Fire and Police Commission questions MPD about response to protests, civil unrest
MILWAUKEE (CBS 58) -- The Milwaukee Fire and Police Commission questioned leadership from the Milwaukee Police Department Thursday, June 11, about its response to protests and civil unrest.
There was also discussion about how the department had been handling the coronavirus.
During that discussion, Commissioner Everett Cocroft asked why the department was using tear gas during a pandemic and said there has to be another way to disperse crowds.
"This is just unacceptable," he said, "Maybe you can't change what happened, but we can prevent it from happening again."
In response, Assistant Chief Michael Brunson defended using it in certain situations, like during the night of Friday, May 29, when an officer was shot.
"Friday night, the first night of civil unrest, we had an officer shot, had an officer who was hit in the head with a brick who had a concussion, had a crowd of people in front of District 5 that were trying to attack the District, throwing debris, bottles," he said.
Brunson said the shot spotter was also up 300 percent from that time last year.
"I know we're right in a pandemic," he said, "When officers are under siege, being hurt, it's too late to try to deescalate, too late to try other methods."
Brunson said tear gas is generally used as the last type of less lethal force they utilize. He said most of the chemical irritants they've used have been smoke.
He said the department will be going through all of the video and a use of force expert will be looking at their use of force incidents that occurred.
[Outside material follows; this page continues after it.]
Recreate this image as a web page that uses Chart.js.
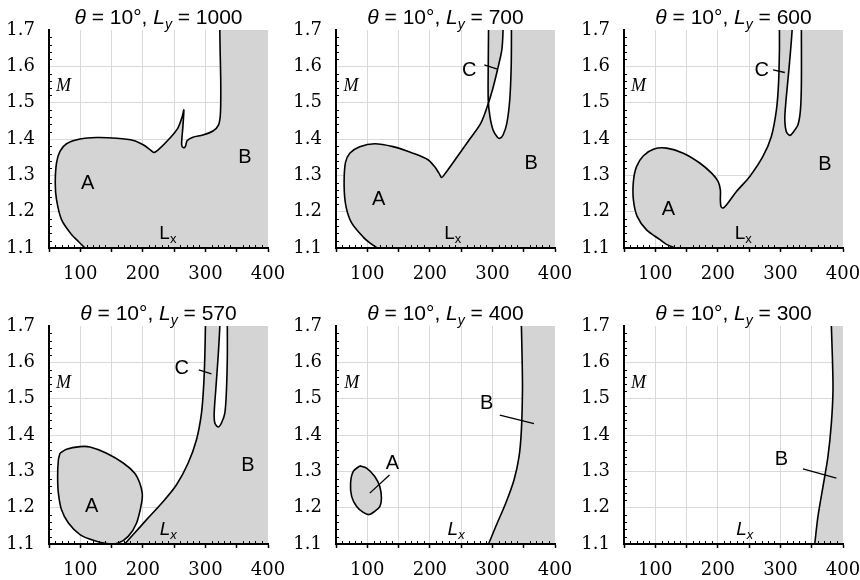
<!DOCTYPE html>
<html>
<head>
<meta charset="utf-8">
<title>theta = 10 deg, regions A B C</title>
<script src="https://cdn.jsdelivr.net/npm/chart.js@4.4.1/dist/chart.umd.min.js"></script>
<style>
  html, body { margin: 0; padding: 0; background: #fff; }
  #figure { position: relative; width: 860px; height: 580px; overflow: hidden; }
  .panel { position: absolute; width: 287px; height: 290px; }
  .panel canvas { display: block; }
</style>
</head>
<body>
<div id="figure">
  <div class="panel" style="left:0;top:0"><canvas id="panel-0" width="287" height="290"></canvas></div>
  <div class="panel" style="left:287px;top:0"><canvas id="panel-1" width="287" height="290"></canvas></div>
  <div class="panel" style="left:575px;top:0"><canvas id="panel-2" width="287" height="290"></canvas></div>
  <div class="panel" style="left:0;top:296px"><canvas id="panel-3" width="287" height="290"></canvas></div>
  <div class="panel" style="left:287px;top:296px"><canvas id="panel-4" width="287" height="290"></canvas></div>
  <div class="panel" style="left:575px;top:296px"><canvas id="panel-5" width="287" height="290"></canvas></div>
</div>
<script>
"use strict";

// theta = 10 deg in every panel, only L_y changes
const LY_VALUES = [1000, 700, 600, 570, 400, 300];
const X_TICKS = [100, 200, 300, 400];
const Y_TICKS = [1.1, 1.2, 1.3, 1.4, 1.5, 1.6, 1.7];

// [Lx, M] boundary of the shaded A+B region, from the bottom edge up to the top edge
const edgeLy1000 = [
  [112, 1.092], [107.5, 1.1], [97, 1.118], [86, 1.137], [70, 1.178], [62, 1.233], [60, 1.279],
  [62, 1.334], [67.5, 1.366], [78, 1.387], [99.5, 1.4], [126, 1.404], [158, 1.402], [185, 1.396],
  [200.5, 1.384], [212, 1.37], [217.5, 1.363], [224.5, 1.37], [243, 1.402], [256, 1.43],
  [263, 1.462], [265.5, 1.48], [264, 1.434], [262, 1.384], [265, 1.376], [268, 1.38], [271, 1.396],
  [280, 1.405], [296, 1.411], [312, 1.422], [321, 1.439], [324, 1.471], [324.5, 1.553],
  [323.5, 1.645], [323, 1.7], [323, 1.75]
];

const edgeLy700 = [
  [120, 1.092], [115.7, 1.1], [104, 1.114], [93.5, 1.13], [75, 1.169], [66, 1.214], [63, 1.269],
  [65, 1.334], [72, 1.361], [88, 1.379], [112, 1.387], [141, 1.379], [173, 1.361], [197, 1.343],
  [207.5, 1.324], [214.5, 1.306], [219, 1.294], [224, 1.304], [242, 1.347], [263, 1.398],
  [281.5, 1.444], [292, 1.491], [300, 1.535], [308, 1.59], [315, 1.645], [317, 1.7], [317.5, 1.75]
];
const loopCLy700 = [
  [294, 1.75], [293.8, 1.7], [293.3, 1.6], [293.3, 1.508], [296, 1.462], [301, 1.425], [308, 1.405],
  [312, 1.402], [317, 1.411], [323, 1.443], [327.7, 1.508], [330, 1.6], [330.4, 1.7], [330.5, 1.75]
];
// part of loop C that lies left of the A+B edge (shaded again)
const wedgeLy700 = [
  [293.8, 1.75], [293.8, 1.7], [293.3, 1.6], [293.5, 1.5], [300, 1.535], [308, 1.59],
  [315, 1.645], [317, 1.7], [317.5, 1.75]
];

const edgeLy600 = [
  [136, 1.092], [131.4, 1.1], [118, 1.11], [107.5, 1.123], [86, 1.15], [71, 1.187], [65, 1.233],
  [65, 1.283], [70, 1.324], [81, 1.354], [97, 1.372], [118, 1.375], [144.7, 1.361], [171, 1.334],
  [190, 1.306], [200.5, 1.283], [204, 1.26], [204, 1.233], [205, 1.214], [208.5, 1.21], [214, 1.219],
  [230, 1.256], [251, 1.297], [272, 1.352], [285.5, 1.407], [293.6, 1.48], [297, 1.553],
  [298.4, 1.645], [298.4, 1.7], [298.4, 1.75]
];
const loopCLy600 = [
  [319, 1.75], [318.7, 1.7], [314, 1.6], [308.5, 1.498], [307, 1.453], [309.5, 1.42], [315, 1.41],
  [321, 1.42], [328, 1.439], [332, 1.48], [333.5, 1.553], [333.5, 1.7], [333.5, 1.75]
];

const loopALy570 = [
  [67.6, 1.35], [78, 1.361], [99.5, 1.368], [115.4, 1.367], [142, 1.35], [168.6, 1.323], [187, 1.295],
  [195, 1.268], [199, 1.24], [198, 1.213], [190, 1.158], [176.6, 1.121], [160.7, 1.103], [142, 1.101],
  [120.8, 1.11], [99.5, 1.126], [81, 1.158], [70, 1.194], [65, 1.24], [63.8, 1.286], [65, 1.332],
  [67.6, 1.35]
];
const edgeLy570 = [
  [167, 1.092], [171, 1.1], [184.6, 1.126], [206, 1.167], [232.5, 1.217], [253.8, 1.263],
  [272.4, 1.323], [285.7, 1.387], [293.7, 1.46], [297.4, 1.542], [299, 1.616], [300, 1.7], [300, 1.75]
];
const loopCLy570 = [
  [323, 1.75], [323, 1.7], [320.3, 1.616], [316.5, 1.524], [314, 1.46], [315, 1.433], [320.3, 1.422],
  [325.6, 1.433], [331, 1.46], [333.6, 1.524], [335, 1.616], [335, 1.7], [335, 1.75]
];

const loopALy400 = [
  [88, 1.315], [98.8, 1.309], [112, 1.286], [120, 1.258], [122.6, 1.226], [120, 1.203], [112, 1.19],
  [103, 1.181], [93.5, 1.187], [83, 1.203], [75, 1.231], [73.3, 1.268], [77.6, 1.3], [88, 1.315]
];
const edgeLy400 = [
  [291, 1.09], [293.8, 1.1], [305.5, 1.149], [321.4, 1.213], [334.6, 1.277], [342.6, 1.341],
  [346.3, 1.414], [348, 1.524], [347.4, 1.616], [346.3, 1.7], [346, 1.75]
];

const edgeLy300 = [
  [354, 1.09], [354.8, 1.1], [360, 1.176], [368, 1.258], [376, 1.341], [381.4, 1.432],
  [384, 1.524], [383, 1.616], [381.4, 1.7], [381, 1.75]
];

// leader lines from the labels to their regions
const leaderCLy700 = [[287, 1.604], [308, 1.592]];
const leaderCLy600 = [[288.3, 1.59], [307, 1.583]];
const leaderCLy570 = [[289.4, 1.579], [309.6, 1.568]];
const leaderALy400 = [[135.5, 1.29], [104, 1.24]];
const leaderBLy400 = [[311.8, 1.455], [366.4, 1.431]];
const leaderBLy300 = [[336, 1.307], [389.4, 1.281]];

// corners outside the axes, used to close the B side of a region
const outerCorners = [[420, 1.75], [420, 1.05]];

const GRAY = '#d4d4d4';
const WHITE = '#ffffff';
const SERIF = '"DejaVu Serif", "Liberation Serif", serif';
const SANS = '"Liberation Sans", Arial, sans-serif';

const shade = (pts, color) => ({ pts, color, kind: 'fill' });
const edge = pts => ({ pts, kind: 'line' });
const leader = pts => ({ pts, kind: 'leader' });

const PANELS = [
  {
    layers: [shade(edgeLy1000.concat(outerCorners), GRAY), edge(edgeLy1000)],
    labels: { M: [73, 1.549], A: [112, 1.283], B: [363, 1.352], Lx: [240, 1.141] },
    italicLx: false
  },
  {
    layers: [
      shade(edgeLy700.concat(outerCorners), GRAY), shade(loopCLy700, WHITE), shade(wedgeLy700, GRAY),
      edge(edgeLy700), edge(loopCLy700), leader(leaderCLy700)
    ],
    labels: { M: [74, 1.549], A: [118, 1.237], B: [362, 1.338], C: [263, 1.593], Lx: [236.5, 1.141] },
    italicLx: false
  },
  {
    layers: [
      shade(edgeLy600.concat(outerCorners), GRAY), shade(loopCLy600, WHITE),
      edge(edgeLy600), edge(loopCLy600), leader(leaderCLy600)
    ],
    labels: { M: [73, 1.549], A: [121, 1.21], B: [371, 1.334], C: [270, 1.592], Lx: [240.5, 1.141] },
    italicLx: false
  },
  {
    layers: [
      shade(edgeLy570.concat(outerCorners), GRAY), shade(loopCLy570, WHITE), shade(loopALy570, GRAY),
      edge(edgeLy570), edge(loopCLy570), edge(loopALy570), leader(leaderCLy570)
    ],
    labels: { M: [73, 1.547], A: [118, 1.208], B: [368, 1.321], C: [262, 1.588], Lx: [240.5, 1.141] },
    italicLx: true
  },
  {
    layers: [
      shade(edgeLy400.concat(outerCorners), GRAY), shade(loopALy400, GRAY),
      edge(edgeLy400), edge(loopALy400), leader(leaderALy400), leader(leaderBLy400)
    ],
    labels: { M: [75, 1.547], A: [140, 1.327], B: [290.6, 1.492], Lx: [242, 1.141] },
    italicLx: true
  },
  {
    layers: [shade(edgeLy300.concat(outerCorners), GRAY), edge(edgeLy300), leader(leaderBLy300)],
    labels: { M: [73, 1.547], B: [301.6, 1.336], Lx: [243, 1.141] },
    italicLx: true
  }
];

const Figure = {
  init() {
    PANELS.forEach((panel, i) => {
      const canvas = document.getElementById('panel-' + i);
      if (canvas) this.renderPanel(canvas, panel, LY_VALUES[i]);
    });
  },

  toDataset(layer, order) {
    const base = {
      data: layer.pts.map(([x, y]) => ({ x, y })),
      pointRadius: 0,
      tension: layer.kind === 'leader' ? 0 : 0.3,
      clip: 0,
      order
    };
    if (layer.kind === 'fill') {
      return Object.assign(base, {
        fill: 'shape', backgroundColor: layer.color, borderColor: 'rgba(0,0,0,0)', borderWidth: 0
      });
    }
    return Object.assign(base, {
      fill: false, borderColor: '#000', borderWidth: layer.kind === 'leader' ? 1.3 : 1.6
    });
  },

  // draws a row of text pieces centred on cx, baseline at y
  drawRuns(ctx, runs, cx, y) {
    const fontOf = r => `${r.italic ? 'italic ' : ''}${r.size}px ${r.family}`;
    let total = 0;
    runs.forEach(r => {
      ctx.font = fontOf(r);
      r.w = ctx.measureText(r.text).width;
      total += r.w;
    });
    let x = cx - total / 2;
    ctx.textAlign = 'left';
    ctx.textBaseline = 'alphabetic';
    ctx.fillStyle = '#000';
    runs.forEach(r => {
      ctx.font = fontOf(r);
      ctx.fillText(r.text, x, y + (r.dy || 0));
      x += r.w;
    });
  },

  decorPlugin(panel, ly) {
    const self = this;
    return {
      id: 'decor',
      afterDraw(chart) {
        const { ctx, chartArea: area, scales: { x, y } } = chart;
        ctx.save();

        // minor ticks on the inside of both axes
        ctx.strokeStyle = '#000';
        ctx.lineWidth = 1;
        ctx.beginPath();
        for (let v = 60; v < 400; v += 10) {
          if (v % 50 === 0) continue;
          const px = Math.round(x.getPixelForValue(v)) + 0.5;
          ctx.moveTo(px, area.bottom);
          ctx.lineTo(px, area.bottom - 3);
        }
        for (let k = 1; k < 30; k++) {
          if (k % 5 === 0) continue;
          const py = Math.round(y.getPixelForValue(1.1 + k * 0.02)) + 0.5;
          ctx.moveTo(area.left, py);
          ctx.lineTo(area.left + 3, py);
        }
        ctx.stroke();

        // title
        const cx = (area.left + area.right) / 2;
        self.drawRuns(ctx, [
          { text: 'θ', italic: true, size: 21, family: SANS },
          { text: ' = 10°, ', size: 21, family: SANS },
          { text: 'L', italic: true, size: 21, family: SANS },
          { text: 'y', italic: true, size: 14, family: SANS, dy: 5 },
          { text: ' = ' + ly, size: 21, family: SANS }
        ], cx, area.top - 6);

        // region labels
        const at = key => [x.getPixelForValue(panel.labels[key][0]), y.getPixelForValue(panel.labels[key][1])];
        ['A', 'B', 'C'].forEach(key => {
          if (!panel.labels[key]) return;
          const [px, py] = at(key);
          self.drawRuns(ctx, [{ text: key, size: 20, family: SANS }], px, py + 7);
        });
        const [mx, my] = at('M');
        self.drawRuns(ctx, [{ text: 'M', italic: true, size: 18, family: '"Liberation Serif", serif' }], mx, my + 6);
        const [lx, lyPx] = at('Lx');
        self.drawRuns(ctx, [
          { text: 'L', italic: panel.italicLx, size: 19, family: SANS },
          { text: 'x', italic: panel.italicLx, size: 13, family: SANS, dy: 4 }
        ], lx, lyPx + 6);

        ctx.restore();
      }
    };
  },

  renderPanel(canvas, panel, ly) {
    if (typeof Chart === 'undefined') {
      console.error('Chart.js library not loaded');
      return;
    }
    const n = panel.layers.length;
    const hidden = 'rgba(0,0,0,0)';

    new Chart(canvas, {
      type: 'line',
      data: { datasets: panel.layers.map((layer, i) => this.toDataset(layer, n - i)) },
      options: {
        responsive: false,
        animation: false,
        events: [],
        layout: { padding: { top: 30, right: 19, left: 0, bottom: 0 } },
        plugins: { legend: { display: false }, tooltip: { enabled: false }, title: { display: false } },
        scales: {
          x: {
            type: 'linear',
            min: 50,
            max: 400,
            afterBuildTicks: s => { s.ticks = [50, 100, 150, 200, 250, 300, 350, 400].map(value => ({ value })); },
            afterFit: s => {
              s.height = 42;
              s.paddingLeft = 0;
              s.paddingRight = 0;
            },
            ticks: {
              autoSkip: false,
              maxRotation: 0,
              padding: 12,
              color: '#000',
              font: { family: SERIF, size: 18 },
              callback: v => (X_TICKS.includes(v) ? String(v) : '')
            },
            grid: {
              color: c => (c.tick && (c.tick.value === 50 || c.tick.value === 400) ? hidden : '#d9d9d9'),
              lineWidth: 1,
              tickColor: '#000',
              tickLength: 4,
              tickWidth: 1.5
            },
            border: { color: '#000', width: 2, z: 1 }
          },
          y: {
            type: 'linear',
            min: 1.1,
            max: 1.7,
            afterBuildTicks: s => { s.ticks = Y_TICKS.map(value => ({ value })); },
            afterFit: s => {
              s.width = 49;
              s.paddingTop = 0;
              s.paddingBottom = 0;
            },
            ticks: {
              padding: 14,
              color: '#000',
              font: { family: SERIF, size: 18 },
              callback: v => Number(v).toFixed(1)
            },
            grid: {
              color: c => (c.tick && (Math.abs(c.tick.value - 1.7) < 1e-6 || Math.abs(c.tick.value - 1.1) < 1e-6) ? hidden : '#d9d9d9'),
              lineWidth: 1,
              drawTicks: false
            },
            border: { color: '#000', width: 2, z: 1 }
          }
        }
      },
      plugins: [this.decorPlugin(panel, ly)]
    });
  }
};

document.addEventListener("DOMContentLoaded", () => Figure.init());
</script>
</body>
</html>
Commissioner Cocroft said he would like to see that footage as well.
Chief Morales was also questioned about an incident at 6th and McKinley, where police originally said a Molotov cocktail was thrown at them, and then later said 'objects' were thrown at officers.
"Was there any evidence collected from 6th and McKinley?" Commissioner Raymond Robakowski asked.
"There's one that we showed, we actually showed that on the news, where it appears to be some type of electrical thing, that was recovered and placed on evidence. That's, we don't know what the heck that was. We don't know what the intent was, if initially it was meant to explode, or whatever, but we do have that one recovered and placed on evidence."
Chief Morales said since June 3, the department has not used any smoke, gas or any type of rubber bullets.